We look forward to writing up the results of the innovations soon. In the meantime, thank you to James Smith, teacher, for jotting down his thoughts on some of the aspects of “around and before”.
Having the moving landscape on the screen immediately grabbed the children’s attention and encouraged them to sit down quickly. They took almost no time to decide who they wanted to sit with as they wanted to find a seat so as to take in what was on the screen.
Tim asked the children for their silliest ideas on why ‘Mr. Walker’ had holes in it. This generated a huge positive response from both classes.
Children love exploring their imaginations and thinking of silly ideas. They had a lot of fun doing this.
There was lots of discussion on the sights, sounds and smells of the animation on the screen. In sharing their ideas Tim asked the children not to put their hands up as when they do this they do not listen to other’s suggestions. This is true as students are so keen to give their thoughts they don’t listen to what others have to say. In class this is evident when a child gives the same answer that has just been given. I liked the way in which Tim delved into every idea given, no matter how wild.
Tim discussed how we can show someone we are listening – open questions, affirmations’ body language, facial expressions. He pointed out, which I remember from his workshop last year, that on average teachers give 0.7 seconds for their students to respond to a question.
Further discussion about the images on the screen encouraged children to take the time to really look at the details, to compare (similes) and to continue each others’ ideas.
A great way to keep them listening was to ask if any of them had remembered his daughter’s name. Then Tim told them to be careful not to miss anything from his next explanation. I found myself listening even harder so as not to miss any small details.
A great way for the children to remember what Tim had taught them about similes and metaphors was for them to listen to an impromptu story and make different noises and actions when they heard either.

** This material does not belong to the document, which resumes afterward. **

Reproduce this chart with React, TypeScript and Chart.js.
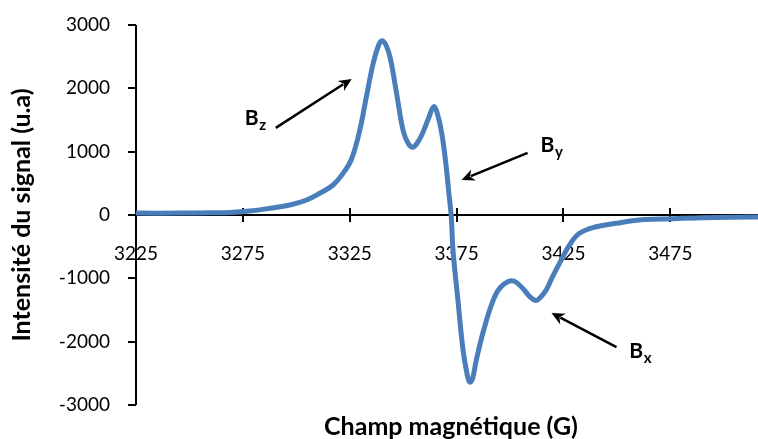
import React, { useEffect, useRef } from "react";
import { Chart, registerables } from "chart.js";

Chart.register(...registerables);

// Magnetic field (G) and signal intensity (a.u.)
const fieldG = [
  3225, 3245, 3260, 3269, 3278, 3287.6, 3297, 3304.8, 3311, 3317.2, 3321.9, 3325.8, 3329.7, 3332.8,
  3336, 3338.5, 3340, 3342, 3344, 3347, 3350, 3352.5, 3354.6, 3357, 3359.3, 3362, 3364.3, 3366, 3368,
  3370, 3371.4, 3372.5, 3373.3, 3375.6, 3378, 3380, 3381.2, 3382.5, 3384.2, 3388.1, 3392.8, 3396.7,
  3401.3, 3406, 3409, 3412.2, 3414.5, 3416.9, 3419.5, 3423.1, 3427.8, 3432.5, 3440.3, 3449.6, 3460.5,
  3475, 3490, 3516,
];
const intensity = [
  30, 30, 35, 40, 63, 106, 158, 237, 343, 474, 659, 880, 1340, 1870,
  2400, 2680, 2750, 2680, 2470, 1900, 1330, 1120, 1070, 1160, 1310, 1540, 1710, 1600, 1300,
  800, 340, -30, -550, -1340, -2130, -2530, -2640, -2580, -2290, -1765, -1290, -1105,
  -1040, -1160, -1280, -1350, -1290, -1185, -1000, -763, -474, -289, -185, -131, -79,
  -60, -45, -30,
];

const xTicks = [3225, 3275, 3325, 3375, 3425, 3475];
const yTicks = [-3000, -2000, -1000, 0, 1000, 2000, 3000];

const xTitle = "Champ magnétique (G)";
const yTitle = "Intensité du signal (u.a)";

// Annotations: label (B + subscript) and arrow tail -> head, in data units
const annoLabels = [
  { sub: "z", x: 3275.9, y: 1422 },
  { sub: "y", x: 3414.3, y: 995 },
  { sub: "x", x: 3455.8, y: -2259 },
];
const annoArrows = [
  { x1: 3290.4, y1: 1375, x2: 3325.9, y2: 2149 },
  { x1: 3408.2, y1: 980, x2: 3377.3, y2: 553 },
  { x1: 3449.8, y1: -2086, x2: 3419.4, y2: -1548 },
];

const FONT = "Lato, 'Open Sans', sans-serif";

const axesPlugin = {
  id: "customAxes",
  beforeDatasetsDraw(chart: any) {
    const { ctx, chartArea, scales } = chart;
    const x = scales.x;
    const y = scales.y;
    const y0 = Math.round(y.getPixelForValue(0));
    const left = Math.round(chartArea.left);
    ctx.save();
    ctx.strokeStyle = "#000";
    ctx.lineWidth = 2;
    ctx.beginPath();
    ctx.moveTo(left, Math.round(y.getPixelForValue(3000)));
    ctx.lineTo(left, Math.round(y.getPixelForValue(-3000)));
    for (const v of yTicks) {
      const py = Math.round(y.getPixelForValue(v));
      ctx.moveTo(left - 8, py);
      ctx.lineTo(left, py);
    }
    ctx.moveTo(left, y0);
    ctx.lineTo(chartArea.right, y0);
    for (const v of xTicks) {
      const px = Math.round(x.getPixelForValue(v));
      ctx.moveTo(px, y0 - 7);
      ctx.lineTo(px, y0 + 7);
    }
    ctx.stroke();
    ctx.restore();
  },
  afterDraw(chart: any) {
    const { ctx, chartArea, scales } = chart;
    const x = scales.x;
    const y = scales.y;
    ctx.save();
    // x title
    ctx.fillStyle = "#000";
    ctx.font = `bold 25px ${FONT}`;
    ctx.textAlign = "center";
    ctx.textBaseline = "middle";
    ctx.fillText(xTitle, (chartArea.left + chartArea.right) / 2 + 4, 427);
    // arrows
    ctx.strokeStyle = "#000";
    ctx.fillStyle = "#000";
    ctx.lineWidth = 2.5;
    for (const a of annoArrows) {
      const x1 = x.getPixelForValue(a.x1);
      const y1 = y.getPixelForValue(a.y1);
      const x2 = x.getPixelForValue(a.x2);
      const y2 = y.getPixelForValue(a.y2);
      const ang = Math.atan2(y2 - y1, x2 - x1);
      const hl = 13;
      const hw = 6;
      const bx = x2 - hl * Math.cos(ang);
      const by = y2 - hl * Math.sin(ang);
      ctx.beginPath();
      ctx.moveTo(x1, y1);
      ctx.lineTo(bx + 3 * Math.cos(ang), by + 3 * Math.sin(ang));
      ctx.stroke();
      ctx.beginPath();
      ctx.moveTo(x2, y2);
      ctx.lineTo(bx + hw * Math.sin(ang), by - hw * Math.cos(ang));
      ctx.lineTo(bx + 4 * Math.cos(ang), by + 4 * Math.sin(ang));
      ctx.lineTo(bx - hw * Math.sin(ang), by + hw * Math.cos(ang));
      ctx.closePath();
      ctx.fill();
    }
    // labels
    ctx.textAlign = "left";
    ctx.textBaseline = "alphabetic";
    for (const l of annoLabels) {
      const px = x.getPixelForValue(l.x);
      const py = y.getPixelForValue(l.y);
      ctx.font = `bold 21px ${FONT}`;
      ctx.fillText("B", px, py);
      const w = ctx.measureText("B").width;
      ctx.font = `bold 15px ${FONT}`;
      ctx.fillText(l.sub, px + w + 0.5, py + 5);
    }
    ctx.restore();
  },
};

export default function App() {
  const ref = useRef<HTMLCanvasElement | null>(null);
  useEffect(() => {
    document.body.style.margin = "0";
    if (!ref.current) return;
    const chart = new Chart(ref.current, {
      type: "line",
      data: {
        datasets: [
          {
            data: fieldG.map((f, i) => ({ x: f, y: intensity[i] })),
            borderColor: "#4a7ebb",
            borderWidth: 5,
            pointRadius: 0,
            tension: 0.4,
            fill: false,
          },
        ],
      },
      options: {
        animation: false,
        responsive: false,
        events: [],
        layout: { padding: { left: 0, right: 0, top: 25, bottom: 34 } },
        plugins: { legend: { display: false }, tooltip: { enabled: false } },
        scales: {
          x: {
            type: "linear",
            position: { y: 0 },
            min: 3225,
            max: 3516,
            afterBuildTicks: (s: any) => {
              s.ticks = xTicks.map((v) => ({ value: v }));
            },
            afterFit: (s: any) => {
              s.paddingLeft = 0;
              s.paddingRight = 0;
            },
            grid: { display: false, drawTicks: false },
            border: { display: false },
            ticks: {
              padding: 27,
              autoSkip: false,
              maxRotation: 0,
              color: "#000",
              font: { family: FONT, size: 19 },
              callback: (v: any) => String(v),
            },
          },
          y: {
            type: "linear",
            min: -3000,
            max: 3000,
            afterBuildTicks: (s: any) => {
              s.ticks = yTicks.map((v) => ({ value: v }));
            },
            afterFit: (s: any) => {
              s.width = 136;
              s.paddingTop = 0;
              s.paddingBottom = 0;
            },
            grid: { display: false, drawTicks: false },
            border: { display: false },
            ticks: {
              padding: 26,
              color: "#000",
              font: { family: FONT, size: 19 },
              callback: (v: any) => String(v),
            },
            title: {
              display: true,
              text: yTitle,
              color: "#000",
              font: { family: FONT, size: 25, weight: "bold" },
              padding: { top: 7, bottom: 0 },
            },
          },
        },
      },
      plugins: [axesPlugin],
    });
    return () => chart.destroy();
  }, []);
  return (
    <div style={{ position: "relative", width: 758, height: 439 }}>
      <canvas ref={ref} width={758} height={439} style={{ display: "block" }} />
    </div>
  );
}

After a lot of excited discussion Tim encouraged them to write but gave them a sentence opener they could use and told them to use a simile or metaphor. Tim motivated the children and gave them a safe environment in which to take risks by telling them was no right or wrong description and more importantly that the spellings are not as important as the content. Spelling mistakes can be fixed later which is exactly what we teach them about the pre-writng, writing, editing and publishing process.

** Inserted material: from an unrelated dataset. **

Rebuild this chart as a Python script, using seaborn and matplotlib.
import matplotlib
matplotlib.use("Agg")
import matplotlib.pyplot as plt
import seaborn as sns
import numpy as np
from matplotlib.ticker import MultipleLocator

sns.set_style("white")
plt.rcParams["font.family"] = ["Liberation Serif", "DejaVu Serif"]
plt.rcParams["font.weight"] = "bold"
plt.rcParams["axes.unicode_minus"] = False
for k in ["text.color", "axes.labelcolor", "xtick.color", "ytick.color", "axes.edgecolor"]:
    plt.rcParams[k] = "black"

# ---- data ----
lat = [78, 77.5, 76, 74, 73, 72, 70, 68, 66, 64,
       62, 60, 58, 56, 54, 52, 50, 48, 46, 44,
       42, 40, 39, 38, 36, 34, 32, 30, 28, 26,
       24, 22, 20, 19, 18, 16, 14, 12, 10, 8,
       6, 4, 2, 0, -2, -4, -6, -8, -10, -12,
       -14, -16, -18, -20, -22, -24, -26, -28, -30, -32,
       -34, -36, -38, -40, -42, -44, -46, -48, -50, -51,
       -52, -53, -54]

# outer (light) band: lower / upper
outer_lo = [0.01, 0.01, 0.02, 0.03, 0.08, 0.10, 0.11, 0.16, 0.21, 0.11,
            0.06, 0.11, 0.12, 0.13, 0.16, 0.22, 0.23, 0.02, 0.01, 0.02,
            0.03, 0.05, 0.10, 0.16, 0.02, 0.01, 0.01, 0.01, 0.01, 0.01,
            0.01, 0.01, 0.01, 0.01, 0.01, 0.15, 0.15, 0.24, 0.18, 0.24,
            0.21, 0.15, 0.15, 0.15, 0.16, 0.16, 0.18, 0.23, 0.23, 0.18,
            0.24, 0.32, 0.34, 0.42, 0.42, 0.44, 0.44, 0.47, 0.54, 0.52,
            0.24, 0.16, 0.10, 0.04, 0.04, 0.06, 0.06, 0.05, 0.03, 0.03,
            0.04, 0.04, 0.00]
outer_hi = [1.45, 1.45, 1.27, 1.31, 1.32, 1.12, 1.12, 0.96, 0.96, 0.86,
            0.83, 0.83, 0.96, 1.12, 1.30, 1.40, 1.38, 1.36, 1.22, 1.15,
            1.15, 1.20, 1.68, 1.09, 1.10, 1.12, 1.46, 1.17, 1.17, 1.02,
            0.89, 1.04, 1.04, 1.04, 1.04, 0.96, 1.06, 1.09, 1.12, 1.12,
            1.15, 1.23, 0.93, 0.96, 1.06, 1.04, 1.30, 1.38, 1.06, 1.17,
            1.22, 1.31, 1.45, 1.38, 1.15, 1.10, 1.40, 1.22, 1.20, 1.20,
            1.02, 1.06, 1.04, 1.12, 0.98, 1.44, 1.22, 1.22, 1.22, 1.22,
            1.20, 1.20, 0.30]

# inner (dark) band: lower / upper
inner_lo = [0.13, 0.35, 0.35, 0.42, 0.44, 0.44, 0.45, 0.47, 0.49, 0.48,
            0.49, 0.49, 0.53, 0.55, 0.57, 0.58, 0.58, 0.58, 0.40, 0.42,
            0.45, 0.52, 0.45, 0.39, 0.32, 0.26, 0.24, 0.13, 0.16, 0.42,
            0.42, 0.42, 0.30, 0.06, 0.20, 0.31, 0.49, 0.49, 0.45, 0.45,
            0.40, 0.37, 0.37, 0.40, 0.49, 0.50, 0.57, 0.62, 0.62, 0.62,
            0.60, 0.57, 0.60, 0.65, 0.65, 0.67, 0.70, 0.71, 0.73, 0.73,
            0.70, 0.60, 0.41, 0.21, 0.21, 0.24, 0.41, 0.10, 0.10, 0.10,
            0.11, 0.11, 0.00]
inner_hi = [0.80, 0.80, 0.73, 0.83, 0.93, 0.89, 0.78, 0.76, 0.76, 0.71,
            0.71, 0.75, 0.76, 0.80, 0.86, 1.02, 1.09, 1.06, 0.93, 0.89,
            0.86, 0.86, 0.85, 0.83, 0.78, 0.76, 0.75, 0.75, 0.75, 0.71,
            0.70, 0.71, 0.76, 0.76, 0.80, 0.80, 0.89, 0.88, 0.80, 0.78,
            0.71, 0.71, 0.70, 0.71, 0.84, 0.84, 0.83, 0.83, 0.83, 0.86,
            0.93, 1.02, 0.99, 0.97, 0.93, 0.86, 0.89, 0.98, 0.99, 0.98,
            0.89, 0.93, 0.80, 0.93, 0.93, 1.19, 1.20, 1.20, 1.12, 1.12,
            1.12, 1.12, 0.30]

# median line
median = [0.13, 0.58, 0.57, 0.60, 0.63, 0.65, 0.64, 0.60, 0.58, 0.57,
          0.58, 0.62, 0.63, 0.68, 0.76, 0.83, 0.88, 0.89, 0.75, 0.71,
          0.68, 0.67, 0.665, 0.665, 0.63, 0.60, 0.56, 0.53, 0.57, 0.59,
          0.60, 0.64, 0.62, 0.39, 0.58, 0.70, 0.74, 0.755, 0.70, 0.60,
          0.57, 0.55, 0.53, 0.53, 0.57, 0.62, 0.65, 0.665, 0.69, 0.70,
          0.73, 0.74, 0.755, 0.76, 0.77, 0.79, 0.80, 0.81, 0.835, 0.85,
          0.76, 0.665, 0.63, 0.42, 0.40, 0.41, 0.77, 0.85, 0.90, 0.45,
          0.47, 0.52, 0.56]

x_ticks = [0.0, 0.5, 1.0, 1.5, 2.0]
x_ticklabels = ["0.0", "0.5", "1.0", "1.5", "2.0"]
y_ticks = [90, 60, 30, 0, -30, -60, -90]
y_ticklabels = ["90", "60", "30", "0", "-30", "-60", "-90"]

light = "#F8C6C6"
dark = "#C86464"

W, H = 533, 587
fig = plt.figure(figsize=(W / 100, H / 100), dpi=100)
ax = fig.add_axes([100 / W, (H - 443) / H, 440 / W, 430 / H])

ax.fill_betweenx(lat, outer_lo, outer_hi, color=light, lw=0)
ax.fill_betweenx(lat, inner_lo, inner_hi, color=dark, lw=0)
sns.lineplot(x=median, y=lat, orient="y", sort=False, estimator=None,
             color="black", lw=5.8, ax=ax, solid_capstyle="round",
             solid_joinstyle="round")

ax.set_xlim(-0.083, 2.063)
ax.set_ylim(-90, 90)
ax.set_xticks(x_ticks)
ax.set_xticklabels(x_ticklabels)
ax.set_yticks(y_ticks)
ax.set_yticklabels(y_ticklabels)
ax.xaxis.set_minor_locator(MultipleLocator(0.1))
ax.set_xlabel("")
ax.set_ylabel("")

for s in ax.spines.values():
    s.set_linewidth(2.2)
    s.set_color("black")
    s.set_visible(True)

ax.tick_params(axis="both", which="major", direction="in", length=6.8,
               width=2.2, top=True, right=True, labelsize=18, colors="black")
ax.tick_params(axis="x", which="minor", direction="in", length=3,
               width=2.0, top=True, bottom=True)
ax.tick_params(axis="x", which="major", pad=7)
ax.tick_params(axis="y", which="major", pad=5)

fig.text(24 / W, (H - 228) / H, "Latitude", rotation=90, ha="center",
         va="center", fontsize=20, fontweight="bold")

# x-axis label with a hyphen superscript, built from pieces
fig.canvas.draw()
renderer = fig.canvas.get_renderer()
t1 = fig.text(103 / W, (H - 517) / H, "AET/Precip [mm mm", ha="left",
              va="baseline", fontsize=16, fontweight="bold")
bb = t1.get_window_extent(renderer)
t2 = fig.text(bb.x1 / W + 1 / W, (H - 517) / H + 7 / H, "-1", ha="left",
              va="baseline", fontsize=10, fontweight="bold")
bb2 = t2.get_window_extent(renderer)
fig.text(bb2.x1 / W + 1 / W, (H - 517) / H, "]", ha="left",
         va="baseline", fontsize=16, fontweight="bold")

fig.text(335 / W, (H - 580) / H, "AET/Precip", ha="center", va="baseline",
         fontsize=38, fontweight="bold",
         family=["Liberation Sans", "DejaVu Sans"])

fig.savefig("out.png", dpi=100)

As 48 children sat almost in silence writing down their own descriptions which included wonderful metaphors and similes, a powerful sentence opener and conclusion to their paragraph it was clear of the writing potential every child has if we can tap into their imagination.
Tim challenged those children who usually let others read out their work to be brave and share their work. And they really did… with new found confidence!

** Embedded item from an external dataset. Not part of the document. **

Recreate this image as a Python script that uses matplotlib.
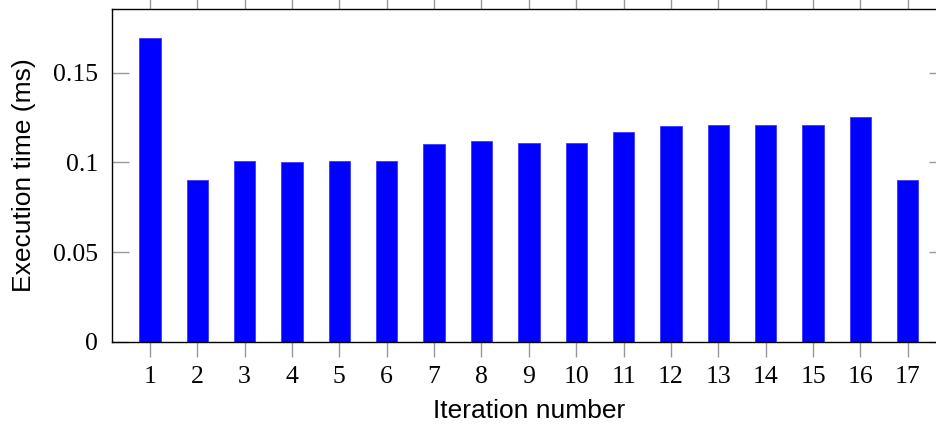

Praise, encouragement and humour lead to almost all of the children wanting to do this.
A really successful strategy was to ask someone to read and then for anyone to carry on reading once they had finished (without being chosen). At first it was just the girls but with a little of encouragement the boys joined in as well. This was a fantastic idea and one I will definitely be taking back to the classroom. I also liked how Tim had chosen children secretly to be characters from the scene who then were ‘hot-seated.’